Sherlock Holmes vous fixe de son regard pénétrant, un sourire narquois accroché aux lèvres.

Comme pour vous dire: oserez-vous acheter ce billet de loterie instantanée?

En un mois et demi, ce risque a été couru plus d'un million de fois: 70% des 1 750 000 billets imprimés par Loto-Québec ont été écoulés. Cette loterie, qui vise un public de 30 à 40 ans, a été lancée le 30 novembre dernier, au moment de la sortie du film.

Loto-Québec n'a pas été la seule à suivre cette filière.

Les sociétés de loterie de l'Ontario, de l'Ouest du pays, de l'Iowa, de la Californie, du Tennessee (entre autres!) ont elles aussi créé une loterie inspirée du film du même nom.

Pourquoi cet attrait?
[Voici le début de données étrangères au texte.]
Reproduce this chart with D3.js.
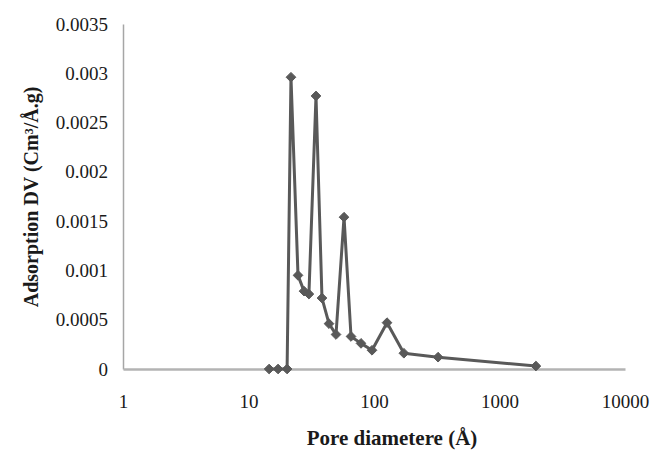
<!DOCTYPE html>
<html>
<head>
<meta charset="utf-8">
<script src="https://cdn.jsdelivr.net/npm/d3@7"></script>
<style>
  body { margin: 0; background: #fff; }
  text { font-family: "Liberation Serif", "Times New Roman", serif; fill: #1a1a1a; }
</style>
</head>
<body>
<script>
// data
var poreDiameter = [14.6, 17.2, 20.3, 21.8, 24.8, 27.7, 30.3, 34.5, 38.5, 43.8, 49.8,
                    57.7, 65.6, 78.8, 96.4, 127, 173, 324, 1950];
var adsorption = [0, 0, 0, 0.00296, 0.00095, 0.00079, 0.00076, 0.00277, 0.00072, 0.00046, 0.00035,
                  0.00154, 0.00033, 0.00026, 0.00019, 0.00047, 0.00016, 0.00012, 0.00003];
var xTicks = [1, 10, 100, 1000, 10000];
var yTicks = [0, 0.0005, 0.001, 0.0015, 0.002, 0.0025, 0.003, 0.0035];
var yTickLabels = ["0", "0.0005", "0.001", "0.0015", "0.002", "0.0025", "0.003", "0.0035"];

var width = 663, height = 450;
var margin = {top: 24, right: 38, bottom: 81, left: 123};

var svg = d3.select("body").append("svg")
  .attr("width", width)
  .attr("height", height);

// scales
var x = d3.scaleLog()
  .domain([1, 10000])
  .range([margin.left, width - margin.right]);

var y = d3.scaleLinear()
  .domain([0, 0.0035])
  .range([height - margin.bottom, margin.top]);

// y axis
var yAxis = svg.append("g")
  .attr("transform", "translate(" + margin.left + ",0)")
  .call(d3.axisLeft(y).tickValues(yTicks).tickSize(0).tickPadding(15)
    .tickFormat(function(d, i) { return yTickLabels[i]; }));
yAxis.select(".domain").attr("stroke", "#a6a6a6").attr("stroke-width", 1.5);
yAxis.selectAll("text").attr("font-size", "19px").attr("font-family", "Liberation Serif");

// x axis
var xAxis = svg.append("g")
  .attr("transform", "translate(0," + y(0) + ")")
  .call(d3.axisBottom(x).tickValues(xTicks).tickSize(0).tickPadding(26)
    .tickFormat(d3.format("d")));
xAxis.select(".domain").attr("stroke", "#b3b3b3").attr("stroke-width", 2.5);
xAxis.selectAll("text").attr("font-size", "19px").attr("font-family", "Liberation Serif");

// line
var line = d3.line()
  .x(function(d, i) { return x(poreDiameter[i]); })
  .y(function(d) { return y(d); });

svg.append("path")
  .datum(adsorption)
  .attr("d", line)
  .attr("fill", "none")
  .attr("stroke", "#595959")
  .attr("stroke-width", 3)
  .attr("stroke-linejoin", "round");

// diamond markers
svg.selectAll(".marker")
  .data(adsorption)
  .enter()
  .append("path")
  .attr("class", "marker")
  .attr("d", d3.symbol().type(d3.symbolDiamond2).size(60))
  .attr("transform", function(d, i) { return "translate(" + x(poreDiameter[i]) + "," + y(d) + ")"; })
  .attr("fill", "#595959")
  .attr("stroke", "#595959")
  .attr("stroke-width", 1);

// axis titles
svg.append("text")
  .attr("x", 392)
  .attr("y", 445)
  .attr("text-anchor", "middle")
  .attr("font-size", "21px")
  .attr("font-weight", "bold")
  .text("Pore diametere (Å)");

svg.append("text")
  .attr("transform", "translate(38,197) rotate(-90)")
  .attr("text-anchor", "middle")
  .attr("font-size", "20px")
  .attr("font-weight", "bold")
  .text("Adsorption DV (Cm³/Å.g)");
</script>
</body>
</html>
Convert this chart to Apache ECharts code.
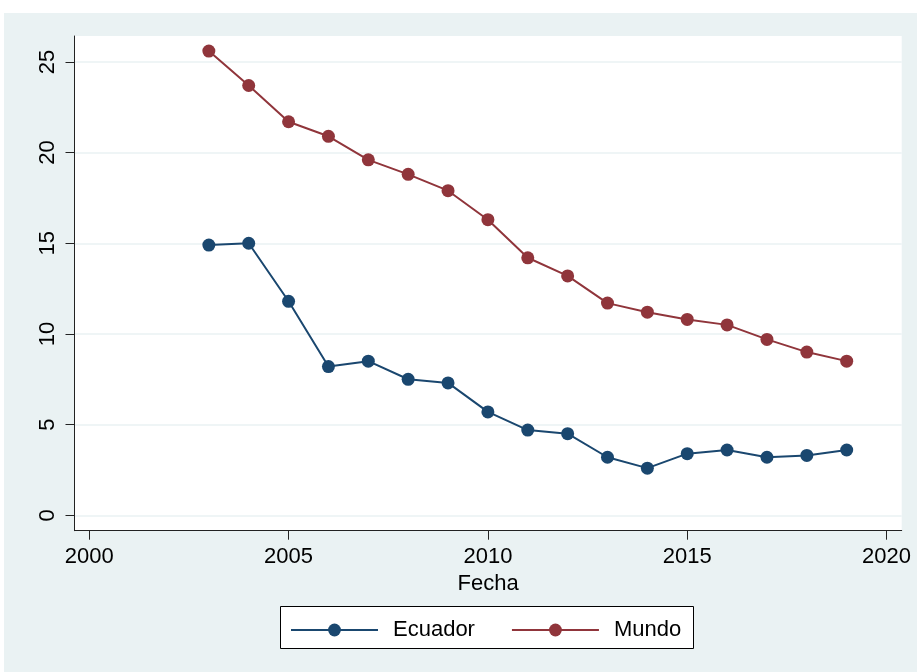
<!DOCTYPE html>
<html>
<head>
<meta charset="utf-8">
<script src="https://cdn.jsdelivr.net/npm/echarts@6/dist/echarts.min.js"></script>
<style>
  html, body { margin: 0; padding: 0; background: #ffffff; }
  #chart { width: 917px; height: 672px; }
</style>
</head>
<body>
<div id="chart"></div>
<script>
const years = [2003, 2004, 2005, 2006, 2007, 2008, 2009, 2010, 2011, 2012, 2013, 2014, 2015, 2016, 2017, 2018, 2019];
const ecuador = [14.9, 15.0, 11.8, 8.2, 8.5, 7.5, 7.3, 5.7, 4.7, 4.5, 3.2, 2.6, 3.4, 3.6, 3.2, 3.3, 3.6];
const mundo = [25.6, 23.7, 21.7, 20.9, 19.6, 18.8, 17.9, 16.3, 14.2, 13.2, 11.7, 11.2, 10.8, 10.5, 9.7, 9.0, 8.5];
const xTicks = [2000, 2005, 2010, 2015, 2020];
const yTicks = [0, 5, 10, 15, 20, 25];
const xTitle = 'Fecha';
const seriesNames = ['Ecuador', 'Mundo'];

const navy = '#1A476F';
const maroon = '#90353B';
const bg = '#EAF2F3';
const font = '"Liberation Sans", Arial, Helvetica, sans-serif';

const chart = echarts.init(document.getElementById('chart'), null, { renderer: 'canvas' });

function pairs(vals) { return years.map((y, i) => [y, vals[i]]); }

const option = {
  animation: false,
  graphic: [
    { type: 'rect', z: -10, shape: { x: 4, y: 13, width: 913, height: 659 }, style: { fill: bg } },
    { type: 'rect', z: -5, shape: { x: 280.5, y: 606.5, width: 413, height: 42 }, style: { fill: '#ffffff', stroke: '#000000', lineWidth: 1 } }
  ],
  grid: {
    left: 74.5, top: 36, right: 15.3, bottom: 141.3,
    show: true, backgroundColor: '#ffffff', borderWidth: 0
  },
  xAxis: {
    type: 'value',
    min: 1999.63, max: 2020.38,
    name: xTitle,
    nameLocation: 'middle',
    nameGap: 37,
    nameTextStyle: { fontFamily: font, fontSize: 22, color: '#000' },
    axisLine: { show: true, onZero: false, lineStyle: { color: '#222', width: 1 } },
    axisTick: { show: true, length: 9, inside: false, customValues: xTicks, lineStyle: { color: '#222', width: 1 } },
    axisLabel: { customValues: xTicks, margin: 15, fontFamily: font, fontSize: 22, color: '#000', formatter: v => String(v) },
    splitLine: { show: false }
  },
  yAxis: {
    type: 'value',
    min: -0.85, max: 26.43,
    axisLine: { show: true, onZero: false, lineStyle: { color: '#222', width: 1 } },
    axisTick: { show: true, length: 9, inside: false, customValues: yTicks, lineStyle: { color: '#222', width: 1 } },
    axisLabel: { customValues: yTicks, rotate: 90, margin: 16, fontFamily: font, fontSize: 22, color: '#000', formatter: v => String(v) },
    splitLine: { show: true, lineStyle: { color: bg, width: 1.5 } }
  },
  legend: {
    left: 290, top: 619,
    orient: 'horizontal',
    itemWidth: 87, itemHeight: 16,
    itemGap: 36,
    padding: 0,
    textStyle: { fontFamily: font, fontSize: 22, color: '#000', padding: [0, 0, 0, 10] },
    data: seriesNames
  },
  series: [
    {
      name: seriesNames[0], type: 'line', data: pairs(ecuador),
      symbol: 'circle', symbolSize: 13,
      lineStyle: { color: navy, width: 2 },
      itemStyle: { color: navy },
      emphasis: { disabled: true }
    },
    {
      name: seriesNames[1], type: 'line', data: pairs(mundo),
      symbol: 'circle', symbolSize: 13,
      lineStyle: { color: maroon, width: 2 },
      itemStyle: { color: maroon },
      emphasis: { disabled: true }
    }
  ]
};
chart.setOption(option);
</script>
</body>
</html>
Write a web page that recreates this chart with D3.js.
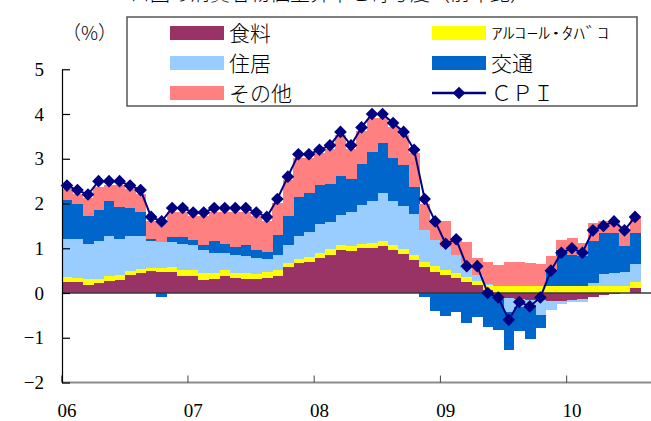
<!doctype html>
<html lang="ja">
<head>
<meta charset="utf-8">
<title>CPI contributions</title>
<style>
body { margin: 0; background: #fff; }
</style>
</head>
<body>
<div id="chart"></div>
<script src="https://d3js.org/d3.v7.min.js"></script>
<script>
var months = [
  "2006-01","2006-02","2006-03","2006-04","2006-05","2006-06","2006-07","2006-08","2006-09","2006-10","2006-11","2006-12",
  "2007-01","2007-02","2007-03","2007-04","2007-05","2007-06","2007-07","2007-08","2007-09","2007-10","2007-11","2007-12",
  "2008-01","2008-02","2008-03","2008-04","2008-05","2008-06","2008-07","2008-08","2008-09","2008-10","2008-11","2008-12",
  "2009-01","2009-02","2009-03","2009-04","2009-05","2009-06","2009-07","2009-08","2009-09","2009-10","2009-11","2009-12",
  "2010-01","2010-02","2010-03","2010-04","2010-05","2010-06","2010-07"
];
var yearStarts = ["2006-01","2007-01","2008-01","2009-01","2010-01"];
var yearLabels = ["06","07","08","09","10"];
var yTicks = [-2, -1, 0, 1, 2, 3, 4, 5];

var food = [
  0.25,0.24,0.18,0.22,0.27,0.29,0.40,0.45,0.49,0.46,0.46,0.39,
  0.39,0.30,0.31,0.37,0.33,0.32,0.31,0.34,0.37,0.59,0.66,0.70,
  0.78,0.85,0.95,0.93,1.00,1.01,1.05,0.96,0.88,0.73,0.57,0.48,
  0.40,0.34,0.25,0.17,0.07,-0.08,-0.12,-0.14,-0.15,-0.16,-0.18,-0.18,
  -0.16,-0.13,-0.10,-0.05,-0.03,-0.01,0.12
];
var alcohol = [
  0.11,0.10,0.13,0.10,0.10,0.11,0.09,0.09,0.07,0.10,0.12,0.13,
  0.13,0.14,0.13,0.15,0.12,0.13,0.11,0.14,0.15,0.09,0.11,0.10,
  0.11,0.13,0.13,0.11,0.10,0.10,0.12,0.12,0.10,0.13,0.13,0.13,
  0.11,0.10,0.10,0.10,0.11,0.16,0.16,0.16,0.16,0.16,0.16,0.16,
  0.16,0.16,0.16,0.16,0.16,0.16,0.13
];
var housing = [
  0.85,0.87,0.79,0.85,0.90,0.81,0.78,0.74,0.61,0.57,0.56,0.58,
  0.56,0.51,0.46,0.38,0.40,0.37,0.37,0.28,0.33,0.40,0.50,0.56,
  0.65,0.61,0.67,0.76,0.87,0.94,1.06,0.97,0.97,0.90,0.70,0.58,
  0.52,0.41,0.31,0.13,0.03,-0.05,-0.30,-0.18,-0.12,-0.34,-0.20,-0.06,
  -0.05,-0.06,0.06,0.27,0.28,0.31,0.40
];
var transport = [
  0.86,0.77,0.63,0.69,0.78,0.72,0.62,0.54,0.04,-0.10,0.12,0.16,
  0.10,0.12,0.26,0.20,0.18,0.26,0.18,0.16,0.45,0.63,0.88,0.88,
  0.88,0.85,0.86,0.74,0.92,1.10,1.12,0.96,0.90,0.60,-0.10,-0.40,
  -0.51,-0.43,-0.66,-0.54,-0.75,-0.70,-0.85,-0.52,-0.75,-0.29,0.35,0.80,
  0.70,0.66,0.95,0.91,0.90,0.58,0.69
];
var other = [
  0.25,0.24,0.39,0.50,0.37,0.49,0.43,0.40,0.41,0.43,0.56,0.56,
  0.54,0.65,0.66,0.72,0.79,0.74,0.75,0.70,0.72,0.81,0.87,0.78,
  0.70,0.78,0.91,0.68,0.73,0.77,0.57,0.71,0.67,0.76,0.59,0.43,
  0.59,0.39,0.49,0.39,0.49,0.47,0.53,0.54,0.50,0.49,0.32,0.23,
  0.38,0.30,0.39,0.26,0.30,0.38,0.34
];
var cpi = [
  2.4,2.3,2.2,2.5,2.5,2.5,2.4,2.3,1.7,1.6,1.9,1.9,
  1.8,1.8,1.9,1.9,1.9,1.9,1.8,1.7,2.1,2.6,3.1,3.1,
  3.2,3.3,3.6,3.3,3.7,4.0,4.0,3.8,3.6,3.2,2.1,1.6,
  1.1,1.2,0.6,0.6,0.0,-0.1,-0.6,-0.2,-0.3,-0.1,0.5,0.9,
  1.0,0.9,1.4,1.5,1.6,1.4,1.7
];

var keys = ["food", "alcohol", "housing", "transport", "other"];
var names = ["食料", "ｱﾙｺｰﾙ･ﾀﾊﾞｺ", "住居", "交通", "その他"];
var colors = ["#993366", "#ffff00", "#99ccff", "#0066cc", "#ff8080"];
var lineColor = "#000080";

var serifFont = "'Liberation Serif', 'DejaVu Serif', serif";
var jpFont = "'Noto Sans CJK JP', sans-serif";

var width = 651, height = 421;

var table = months.map(function(m, i) {
  return {month: m, food: food[i], alcohol: alcohol[i], housing: housing[i],
          transport: transport[i], other: other[i], cpi: cpi[i]};
});

var svg = d3.select("#chart").append("svg")
  .attr("width", width)
  .attr("height", height);

// x: one band per month, no gaps
var x = d3.scaleBand()
  .domain(months)
  .range([61.7, 61.7 + months.length * 10.52])
  .padding(0);

var y = d3.scaleLinear()
  .domain([-2, 5])
  .range([382.5, 69.25]);

var color = d3.scaleOrdinal().domain(keys).range(colors);

// title line, mostly cut off by the top of the picture
svg.append("text")
  .attr("x", 310)
  .attr("y", 1)
  .attr("text-anchor", "middle")
  .style("font-family", jpFont)
  .style("font-weight", 300)
  .style("font-size", "20px")
  .text("ユーロ圏の消費者物価上昇率と寄与度（前年比）");

// stacked bars, positives up and negatives down
var series = d3.stack().keys(keys).offset(d3.stackOffsetDiverging)(table);

svg.append("g")
  .selectAll("g")
  .data(series)
  .join("g")
    .attr("fill", function(d) { return color(d.key); })
  .selectAll("rect")
  .data(function(d) { return d; })
  .join("rect")
    .attr("shape-rendering", "crispEdges")
    .attr("x", function(d) { return x(d.data.month); })
    .attr("width", x.bandwidth() + 0.4)
    .attr("y", function(d) { return y(Math.max(d[0], d[1])); })
    .attr("height", function(d) { return Math.abs(y(d[0]) - y(d[1])); });

// zero line
svg.append("line")
  .attr("x1", 62).attr("x2", width)
  .attr("y1", y(0)).attr("y2", y(0))
  .attr("stroke", "#3a3a3a")
  .attr("stroke-width", 1.5);

// bottom axis line at -2 and year ticks
svg.append("line")
  .attr("x1", 62).attr("x2", width)
  .attr("y1", y(-2)).attr("y2", y(-2))
  .attr("stroke", "#8c8c8c")
  .attr("stroke-width", 2);

svg.append("g")
  .selectAll("line")
  .data(yearStarts)
  .join("line")
    .attr("x1", function(d) { return x(d); })
    .attr("x2", function(d) { return x(d); })
    .attr("y1", y(-2))
    .attr("y2", y(-2) - 7)
    .attr("stroke", "#444")
    .attr("stroke-width", 1);

svg.append("g")
  .selectAll("text")
  .data(yearStarts)
  .join("text")
    .attr("x", function(d) { return x(d) + x.bandwidth() / 2; })
    .attr("y", 417)
    .attr("text-anchor", "middle")
    .style("font-family", serifFont)
    .style("font-size", "19px")
    .text(function(d, i) { return yearLabels[i]; });

// y axis, ticks pointing inside
var yAxis = d3.axisLeft(y)
  .tickValues(yTicks)
  .tickSize(-8)
  .tickSizeOuter(0)
  .tickPadding(18)
  .tickFormat(d3.format("d"));

var gy = svg.append("g")
  .attr("transform", "translate(62,0)")
  .call(yAxis);
gy.select(".domain").attr("stroke", "#000").attr("stroke-width", 1.2);
gy.selectAll(".tick line").attr("stroke", "#000").attr("stroke-width", 1.2);
gy.selectAll(".tick text")
  .style("font-family", serifFont)
  .style("font-size", "19px")
  .attr("fill", "#000");

svg.append("text")
  .attr("x", 62)
  .attr("y", 40)
  .style("font-family", jpFont)
  .style("font-weight", 300)
  .style("font-size", "19px")
  .text("（%）");

// CPI line with diamond markers
var cx = function(d) { return x(d.month) + x.bandwidth() / 2; };

svg.append("path")
  .datum(table)
  .attr("fill", "none")
  .attr("stroke", lineColor)
  .attr("stroke-width", 2)
  .attr("d", d3.line().x(cx).y(function(d) { return y(d.cpi); }));

var diamond = d3.symbol().type(d3.symbolSquare).size(80);

svg.append("g")
  .selectAll("path")
  .data(table)
  .join("path")
    .attr("fill", lineColor)
    .attr("d", diamond)
    .attr("transform", function(d) {
      return "translate(" + cx(d) + "," + y(d.cpi) + ") rotate(45)";
    });

// legend
var legend = svg.append("g");
legend.append("rect")
  .attr("x", 127).attr("y", 17)
  .attr("width", 510).attr("height", 89)
  .attr("fill", "#fff")
  .attr("stroke", "#555")
  .attr("stroke-width", 1.5);

var legendPos = [
  {col: 0, row: 0}, {col: 1, row: 0},
  {col: 0, row: 1}, {col: 1, row: 1},
  {col: 0, row: 2}
];
var colX = [170, 432];
var rowY = [33, 63, 93];

keys.forEach(function(k, i) {
  var p = legendPos[i];
  legend.append("rect")
    .attr("x", colX[p.col]).attr("y", rowY[p.row] - 7)
    .attr("width", 54).attr("height", 14)
    .attr("fill", colors[i]);
  var t = legend.append("text")
    .attr("x", colX[p.col] + 59)
    .attr("y", rowY[p.row] + 8)
    .style("font-family", jpFont)
    .style("font-weight", 300)
    .style("font-size", "21px")
    .text(names[i]);
  if (k === "alcohol") {
    t.attr("y", rowY[p.row] + 6)
      .style("font-size", "16px")
      .attr("textLength", 118)
      .attr("lengthAdjust", "spacingAndGlyphs");
  }
});

legend.append("line")
  .attr("x1", colX[1]).attr("x2", colX[1] + 54)
  .attr("y1", rowY[2]).attr("y2", rowY[2])
  .attr("stroke", lineColor)
  .attr("stroke-width", 2.5);
legend.append("path")
  .attr("fill", lineColor)
  .attr("d", diamond)
  .attr("transform", "translate(" + (colX[1] + 27) + "," + rowY[2] + ") rotate(45)");
legend.append("text")
  .attr("x", colX[1] + 59)
  .attr("y", rowY[2] + 8)
  .style("font-family", jpFont)
  .style("font-weight", 300)
  .style("font-size", "21px")
  .text("ＣＰＩ");
</script>
</body>
</html>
Le personnage est universellement connu, explique le porte-parole de Loto-Québec, Jean-Pierre Roy. «Les romans et nouvelles datent de la fin du XIXe siècle, dit-il, et depuis, à presque toutes les décennies, il y a eu des films ou des adaptations télévisées.»

De plus, le principe de l'enquête d'un limier se prête bien aux loteries à gratter. Loto-Québec a d'ailleurs repris la formule d'indices et de suspects de sa loterie de détective lancée environ un an auparavant.

Évidemment, des redevances, qu'on suppose substantielles mais qui ne sont pas dévoilées, doivent être versées au propriétaire des droits, MDI Entertainment. L'entreprise américaine se spécialise dans la commercialisation de jeux et de licences pour «l'industrie» de la loterie. Elle acquiert les droits de grandes marques et de symboles du divertissement - des jeux de société comme Monopoly, des véhicules comme Jeep, des organisations sportives comme la LNH.

MDI exerce un contrôle très serré sur les images utilisées. «Le choix est très restreint», insiste Jean-Pierre Roy. Ainsi, le billet de Loto-Québec et celui de la loterie ontarienne montrent les mêmes portraits de Holmes et Watson, sur un même arrière-plan verdâtre.

Ce n'est pas la première fois qu'un film est ainsi mis à profit. Une loterie instantanée sur le thème d'Indiana Jones avait été produite à l'occasion du quatrième opus de la série. Une autre est prévue à l'occasion du prochain Sex and the city. Aucun film québécois n'a eu cet honneur mais «ce n'est pas exclu», indique M. Roy. Seule la série télévisée Les Boys a fait l'objet d'un gratteux.

Loto-Québec maintient en permanence une offre de 12 à 15 loteries instantanées, dont seulement quatre demeurent sur le marché toute l'année. Elles procurent des revenus de 500 millions$ par année, soit 25% du chiffre d'affaires de Loto-Québec. Pour satisfaire cet appétit, des chefs de produits sont chargés de proposer des formules complètes: thème, graphisme, formule de jeu.

Distraction coûteuse

«Les gens y jouent surtout pour se détendre, pour se changer les idées, soutient Jean-Pierre Roy. Les gens s'amusent, c'est la principale raison.»

Six minutes de grattage pour les 4$ de la loterie Sherlock Holmes (test chronométré), c'est tout de même 40$ pour une heure de divertissement. Les deux heures du film coûtent 10$.

Personne n'est dupe: quelque intérêt qu'on puisse trouver au petit jeu, personne ne s'y adonnerait s'il n'y avait pas un gain à la clé. «Si c'était la distraction pure et simple qui était recherchée, les gens s'achèteraient des cahiers de mots croisés», lance Christian Jacques, professionnel de recherche au Centre québécois d'excellence pour la prévention et le traitement du jeu de l'Université Laval. «Le principal plaisir est certainement la possibilité de faire un gain. En deuxième lieu, il peut y avoir la façon dont la loterie est conçue, son design.»

Les loteries instantanées sont conçues pour produire des «quasi-succès», avec l'émotion qui y est associée. Par exemple, s'il faut découvrir trois symboles identiques pour gagner, on trouve plus souvent deux symboles semblables que si Loto-Machin avait laissé le pur hasard s'exprimer.

Comme toute forme de jeu, la loterie instantanée peut entraîner une dépendance. Au contraire d'une loterie hebdomadaire, «il y a une possibilité d'en acheter beaucoup, de retourner en acheter fréquemment», fait valoir le chercheur. Ce n'est cependant pas la catégorie la plus... hasardeuse. Selon une étude publiée en 2004, 2,2% des amateurs de loterie instantanée sont compulsifs ou à risque de le devenir, contre 8,4% pour les loteries quotidiennes, et 12,8% pour les loteries sportives.